Code unit. no link i18n:

Code unit. The units of data used by a character encoding to encode or serialize characters into a programming language or other serialized form (such as a file). Common code units are 8-, 16-, and 32-bits in size. On the Web we are mostly concerned with bytes, which are technically "8-bit code units". However, in Javascript a char is a 16-bit code unit (related to the UTF-16 encoding of Unicode)

INFRA:

A string is a sequence of unsigned 16-bit integers, also known as code units. A string is also known as a JavaScript string. Strings are denoted by double quotes and monospace font.

Scalar value no link i18n:

Unicode scalar value. Unicode definition: "Any Unicode code point except high-surrogate and low-surrogate code points. In other words, the ranges of integers 0 to D7FF16 and E00016 to 10FFFF16 inclusive. (See definition D76 in Section 3.9, Unicode Encoding Forms.)"

INFRA:

A scalar value is a code point that is not a surrogate.

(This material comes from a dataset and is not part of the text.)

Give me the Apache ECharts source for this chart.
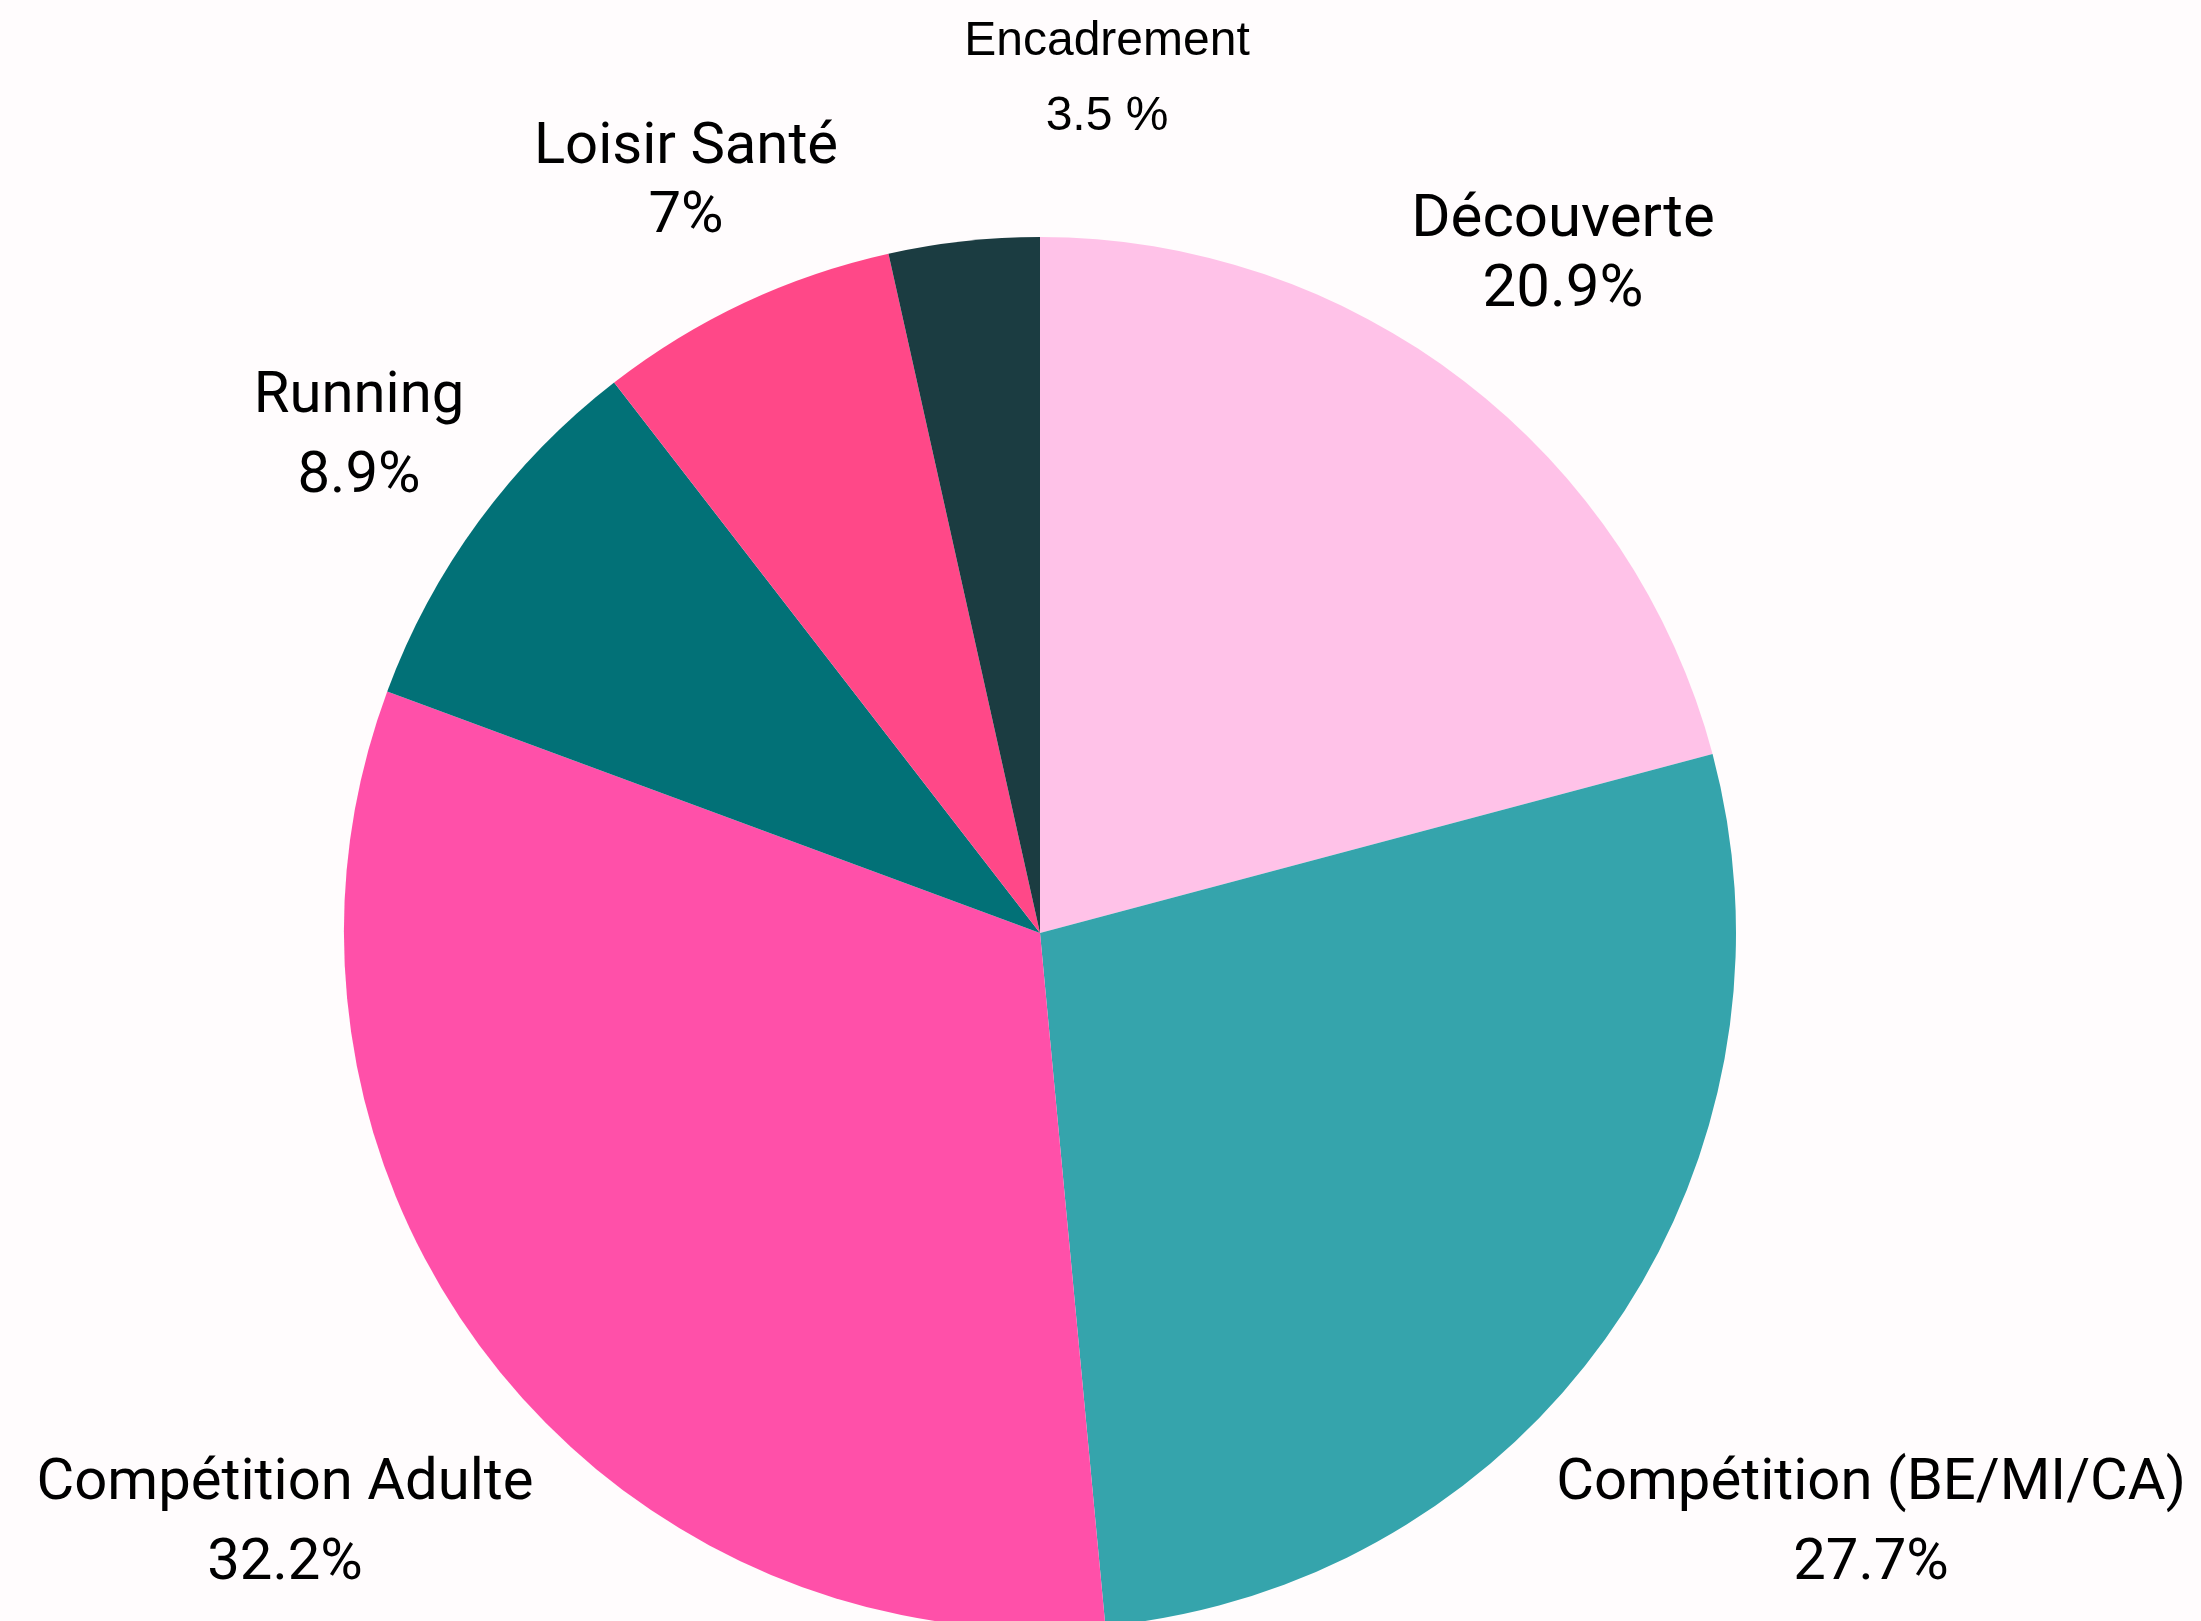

Surrogate code point link i18n:

Surrogate code point. Unicode definition: "A Unicode code point in the range U+D800..U+DFFF. Reserved for use by UTF-16, where a pair of surrogate code units (a high surrogate followed by a low surrogate) “stand in” for a supplementary code point." This term is also defined by [INFRA].

INFRA:

A leading surrogate is a code point that is in the range U+D800 to U+DBFF, inclusive.

A trailing surrogate is a code point that is in the range U+DC00 to U+DFFF, inclusive.

A surrogate is a leading surrogate or a trailing surrogate.